He did this very cleverly in the previously reviewed Never let me go, in which a very alien environment is first portrayed as being a background that certainly any 40-something British person would feel quite happy in. He does this just as cleverly in his debut novel A pale view of hills.
The novel opens with a Japanese woman, Etsuko, now living in the UK, thinking back to a period of her life when she was in Nagasaki, pregnant with her first child. The reader soon learns that the child, Keiko, is now dead having committed suicide after an unhappy, solitary life. While pregnant with Keiko, Etsuko had become friends with Sachiko, who was having an affair with an American businessman, and her lonely little daughter, Mariko, who, as the reader becomes aware as the novel progresses, bears quite a resemblance to Etsuko's yet-to-be-born daughter Keiko.

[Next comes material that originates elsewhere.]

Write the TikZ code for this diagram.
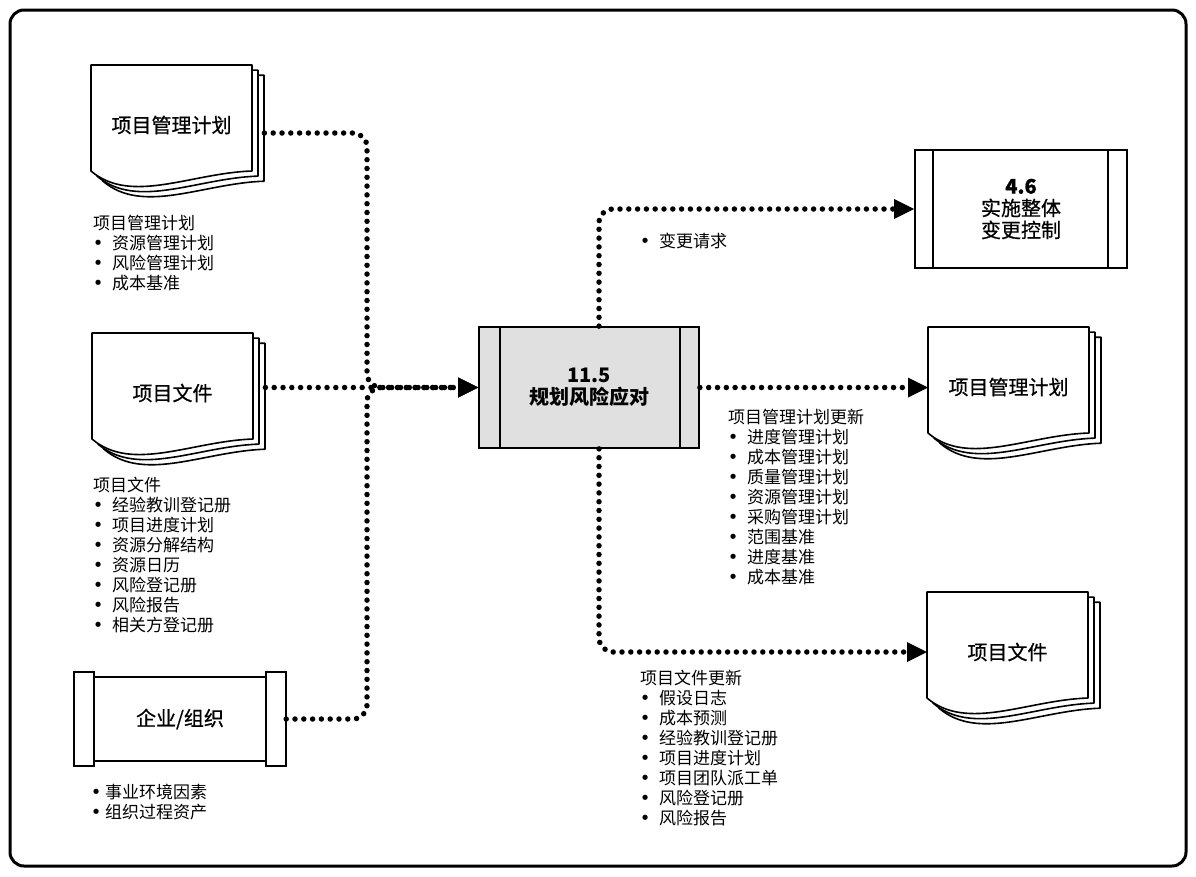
\documentclass[tikz,border=0pt]{standalone}
\usepackage{fontspec}
\setmainfont{Noto Sans CJK SC}
\newfontfamily\bulletfont{DejaVu Sans}
\newfontfamily\cjkmed[FakeBold=0.7]{Noto Sans CJK SC}
\usetikzlibrary{arrows.meta,calc}
\newcommand\itm{\makebox[10pt][c]{\bulletfont\fontsize{18}{20}\selectfont •}\hspace{9pt}}
\newcommand\itmb{\makebox[6pt][c]{\bulletfont\fontsize{18}{20}\selectfont •}\hspace{6pt}}
\newcommand\docstack[5]{%
  \foreach \o in {12,6,0}{%
    \begin{scope}[shift={(#2+\o,#3+0.85*\o)}]
      \draw[sheet] (0,0) -- (161,0) -- (161,106) .. controls (100,108) and (40,140) .. (0,106) -- cycle;
    \end{scope}}
  \node[inner sep=0pt, minimum width=173pt, minimum height=40pt, anchor=west] (#1) at (#2,#4) {};
  \node[doclabel] (#1t) at (#2+80.5,#3+60) {#5};
}
\tikzset{
  frame/.style={draw, line width=3pt, rounded corners=14pt},
  sheet/.style={draw, fill=white, line width=1.6pt, line join=round},
  boxline/.style={line width=1.8pt},
  conn/.style={line width=5.5pt, dash pattern=on 0pt off 8.8pt, line cap=round, rounded corners=14pt,
    -{Triangle[length=20pt,width=20pt,line width=0pt]}},
  doclabel/.style={font=\cjkmed\fontsize{20}{24}\selectfont, inner sep=0pt},
  boxlabel/.style={font=\fontsize{20}{22}\selectfont, align=center, inner sep=0pt},
  list/.style={font=\fontsize{17}{20}\selectfont, inner sep=0pt, anchor=base west, text width=230pt, align=left},
}
\begin{document}
\begin{tikzpicture}[x=1pt,y=-1pt]
\useasboundingbox (0,0) rectangle (1196,876);
\fill[white] (0,0) rectangle (1196,876);
\draw[frame] (10,10) rectangle (1186,866);

% documents
\docstack{pmp}{91}{65}{133}{项目管理计划}
\docstack{pd}{92}{333}{387.5}{项目文件}
\docstack{pmpo}{928}{327}{387.5}{项目管理计划}
\docstack{pdo}{927}{592}{652}{项目文件}

% enterprise / organization
\node[inner sep=0pt, minimum width=212pt, minimum height=94pt] (org) at (180,719) {};
\draw[boxline, fill=white] ([xshift=20pt,yshift=-5pt]org.north west) rectangle ([xshift=-20pt,yshift=5pt]org.south east);
\draw[boxline, fill=white] (org.north west) rectangle ([xshift=20pt]org.south west);
\draw[boxline, fill=white] ([xshift=-20pt]org.north east) rectangle (org.south east);
\node[doclabel] (orgt) at (org.center) {企业/组织};

% main process
\node[boxlabel, draw, boxline, fill={rgb,255:red,224;green,224;blue,224}, minimum width=220pt, minimum height=121pt] (proc) at (589,387.5) {\bfseries 11.5\\\bfseries 规划风险应对};
\draw[boxline] ([xshift=22pt]proc.north west) -- ([xshift=22pt]proc.south west);
\draw[boxline] ([xshift=-20pt]proc.north east) -- ([xshift=-20pt]proc.south east);

% integrated change control
\node[boxlabel, font=\cjkmed\fontsize{20}{22}\selectfont, draw, boxline, fill=white, minimum width=212pt, minimum height=118pt] (icc) at (1021,209) {\bfseries 4.6\\实施整体\\变更控制};
\draw[boxline] ([xshift=19pt]icc.north west) -- ([xshift=19pt]icc.south west);
\draw[boxline] ([xshift=-20pt]icc.north east) -- ([xshift=-20pt]icc.south east);

% connectors
\coordinate (jx) at (367,0);
\draw[conn] (pmp.east) -| (jx |- proc.west) -- (proc.west);
\draw[conn] (org.east) -| (jx |- proc.west) -- (proc.west);
\draw[conn] (pd.east) -- (proc.west);
\draw[conn] ([xshift=10pt]proc.north) |- (icc.west);
\draw[conn] (proc.east) -- (pmpo.west);
\draw[conn] ([xshift=10pt]proc.south) |- (pdo.west);

% lists
\node[list] (l1) at (93,229.5) {项目管理计划\\\itm 资源管理计划\\\itm 风险管理计划\\\itm 成本基准};
\node[list] (l2) at (93,491.5) {项目文件\\\itm 经验教训登记册\\\itm 项目进度计划\\\itm 资源分解结构\\\itm 资源日历\\\itm 风险登记册\\\itm 风险报告\\\itm 相关方登记册};
\node[list] (l3) at (93,798.5) {\itmb 事业环境因素\\\itmb 组织过程资产};
\node[list] (l4) at (640,247.5) {\itm 变更请求};
\node[list] (l5) at (728,423.5) {项目管理计划更新\\\itm 进度管理计划\\\itm 成本管理计划\\\itm 质量管理计划\\\itm 资源管理计划\\\itm 采购管理计划\\\itm 范围基准\\\itm 进度基准\\\itm 成本基准};
\node[list] (l6) at (640,684.5) {项目文件更新\\\itm 假设日志\\\itm 成本预测\\\itm 经验教训登记册\\\itm 项目进度计划\\\itm 项目团队派工单\\\itm 风险登记册\\\itm 风险报告};
\end{tikzpicture}
\end{document}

When I first started to read this I thought it was going to be a fairly straightforward read about family, exile, loss, all that sort of thing. And then about halfway through I started to realise that it was not as straightforward as I'd initially thought - I began to wonder if it was a ghost story, a very useful vehicle for a narrative about loss. By the end I was pretty sure it wasn't a ghost story, but was more puzzled than ever. I'm still not sure now whether Mariko and Sachiko really existed, or if they were spirits of some description, or were projections of Etsuko and Keiko at another period of their lives, or even perhaps how Etsuko would like to have been, rather than how she actually was.
Either way it's a fascinating, thought-provoking short read. What a debut.